> Aim
Transcribe the whole listing below without changing a word, but leave out every image.

> Material
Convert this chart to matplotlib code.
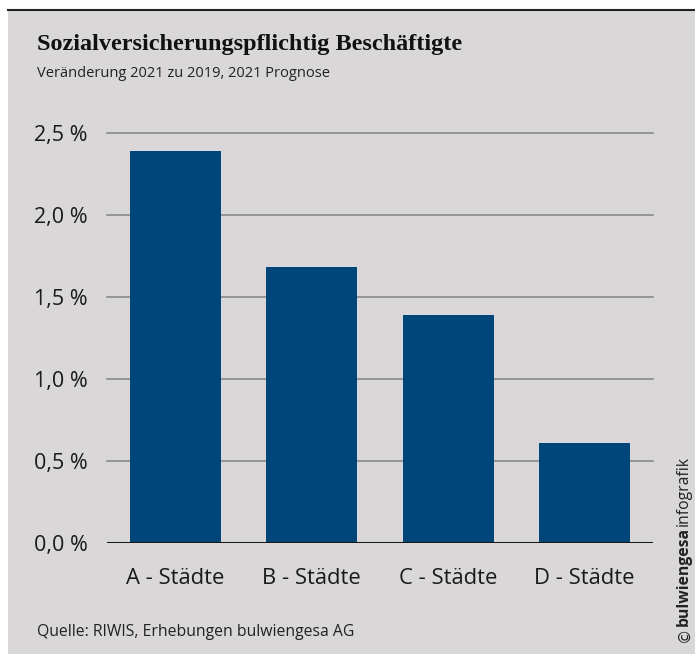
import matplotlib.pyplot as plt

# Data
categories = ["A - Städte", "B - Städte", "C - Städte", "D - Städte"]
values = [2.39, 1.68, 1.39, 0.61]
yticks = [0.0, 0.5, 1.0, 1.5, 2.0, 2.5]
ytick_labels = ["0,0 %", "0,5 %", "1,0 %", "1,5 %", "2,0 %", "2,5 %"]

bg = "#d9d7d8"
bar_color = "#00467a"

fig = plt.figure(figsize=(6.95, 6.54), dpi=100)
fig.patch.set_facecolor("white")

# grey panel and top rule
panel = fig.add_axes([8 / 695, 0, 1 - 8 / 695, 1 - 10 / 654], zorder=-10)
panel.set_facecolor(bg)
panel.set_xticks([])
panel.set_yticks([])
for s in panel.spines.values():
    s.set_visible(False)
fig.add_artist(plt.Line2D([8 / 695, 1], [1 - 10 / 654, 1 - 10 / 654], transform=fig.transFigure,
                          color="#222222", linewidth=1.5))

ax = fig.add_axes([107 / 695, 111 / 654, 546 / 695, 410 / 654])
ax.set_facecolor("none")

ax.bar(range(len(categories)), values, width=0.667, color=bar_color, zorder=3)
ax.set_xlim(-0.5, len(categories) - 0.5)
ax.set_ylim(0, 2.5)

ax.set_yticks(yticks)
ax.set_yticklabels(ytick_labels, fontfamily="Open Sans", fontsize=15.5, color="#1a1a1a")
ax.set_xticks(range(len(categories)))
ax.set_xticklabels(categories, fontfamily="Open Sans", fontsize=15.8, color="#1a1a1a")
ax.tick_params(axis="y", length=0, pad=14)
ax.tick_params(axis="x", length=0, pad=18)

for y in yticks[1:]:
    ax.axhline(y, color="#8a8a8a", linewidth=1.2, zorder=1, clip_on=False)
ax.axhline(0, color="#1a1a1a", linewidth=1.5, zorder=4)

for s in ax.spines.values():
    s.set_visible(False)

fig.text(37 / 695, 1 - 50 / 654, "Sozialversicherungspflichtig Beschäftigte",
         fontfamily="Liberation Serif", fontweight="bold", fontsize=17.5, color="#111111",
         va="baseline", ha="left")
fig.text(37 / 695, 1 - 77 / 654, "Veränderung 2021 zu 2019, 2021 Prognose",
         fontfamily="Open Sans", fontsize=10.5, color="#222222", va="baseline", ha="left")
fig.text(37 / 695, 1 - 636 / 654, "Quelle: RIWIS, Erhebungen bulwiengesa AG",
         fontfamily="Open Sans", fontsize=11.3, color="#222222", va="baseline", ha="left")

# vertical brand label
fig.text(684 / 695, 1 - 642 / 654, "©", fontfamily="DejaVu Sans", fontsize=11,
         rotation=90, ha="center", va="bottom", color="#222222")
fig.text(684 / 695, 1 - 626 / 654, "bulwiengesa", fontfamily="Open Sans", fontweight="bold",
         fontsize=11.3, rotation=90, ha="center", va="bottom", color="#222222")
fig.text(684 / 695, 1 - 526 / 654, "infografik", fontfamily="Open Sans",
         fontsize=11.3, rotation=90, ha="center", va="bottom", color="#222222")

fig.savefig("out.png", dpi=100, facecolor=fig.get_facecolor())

> Written solution
Convert this chart to matplotlib code.
import matplotlib.pyplot as plt

# Data
categories = ["A - Städte", "B - Städte", "C - Städte", "D - Städte"]
values = [2.39, 1.68, 1.39, 0.61]
yticks = [0.0, 0.5, 1.0, 1.5, 2.0, 2.5]
ytick_labels = ["0,0 %", "0,5 %", "1,0 %", "1,5 %", "2,0 %", "2,5 %"]

bg = "#d9d7d8"
bar_color = "#00467a"

fig = plt.figure(figsize=(6.95, 6.54), dpi=100)
fig.patch.set_facecolor("white")

# grey panel and top rule
panel = fig.add_axes([8 / 695, 0, 1 - 8 / 695, 1 - 10 / 654], zorder=-10)
panel.set_facecolor(bg)
panel.set_xticks([])
panel.set_yticks([])
for s in panel.spines.values():
    s.set_visible(False)
fig.add_artist(plt.Line2D([8 / 695, 1], [1 - 10 / 654, 1 - 10 / 654], transform=fig.transFigure,
                          color="#222222", linewidth=1.5))

ax = fig.add_axes([107 / 695, 111 / 654, 546 / 695, 410 / 654])
ax.set_facecolor("none")

ax.bar(range(len(categories)), values, width=0.667, color=bar_color, zorder=3)
ax.set_xlim(-0.5, len(categories) - 0.5)
ax.set_ylim(0, 2.5)

ax.set_yticks(yticks)
ax.set_yticklabels(ytick_labels, fontfamily="Open Sans", fontsize=15.5, color="#1a1a1a")
ax.set_xticks(range(len(categories)))
ax.set_xticklabels(categories, fontfamily="Open Sans", fontsize=15.8, color="#1a1a1a")
ax.tick_params(axis="y", length=0, pad=14)
ax.tick_params(axis="x", length=0, pad=18)

for y in yticks[1:]:
    ax.axhline(y, color="#8a8a8a", linewidth=1.2, zorder=1, clip_on=False)
ax.axhline(0, color="#1a1a1a", linewidth=1.5, zorder=4)

for s in ax.spines.values():
    s.set_visible(False)

fig.text(37 / 695, 1 - 50 / 654, "Sozialversicherungspflichtig Beschäftigte",
         fontfamily="Liberation Serif", fontweight="bold", fontsize=17.5, color="#111111",
         va="baseline", ha="left")
fig.text(37 / 695, 1 - 77 / 654, "Veränderung 2021 zu 2019, 2021 Prognose",
         fontfamily="Open Sans", fontsize=10.5, color="#222222", va="baseline", ha="left")
fig.text(37 / 695, 1 - 636 / 654, "Quelle: RIWIS, Erhebungen bulwiengesa AG",
         fontfamily="Open Sans", fontsize=11.3, color="#222222", va="baseline", ha="left")

# vertical brand label
fig.text(684 / 695, 1 - 642 / 654, "©", fontfamily="DejaVu Sans", fontsize=11,
         rotation=90, ha="center", va="bottom", color="#222222")
fig.text(684 / 695, 1 - 626 / 654, "bulwiengesa", fontfamily="Open Sans", fontweight="bold",
         fontsize=11.3, rotation=90, ha="center", va="bottom", color="#222222")
fig.text(684 / 695, 1 - 526 / 654, "infografik", fontfamily="Open Sans",
         fontsize=11.3, rotation=90, ha="center", va="bottom", color="#222222")

fig.savefig("out.png", dpi=100, facecolor=fig.get_facecolor())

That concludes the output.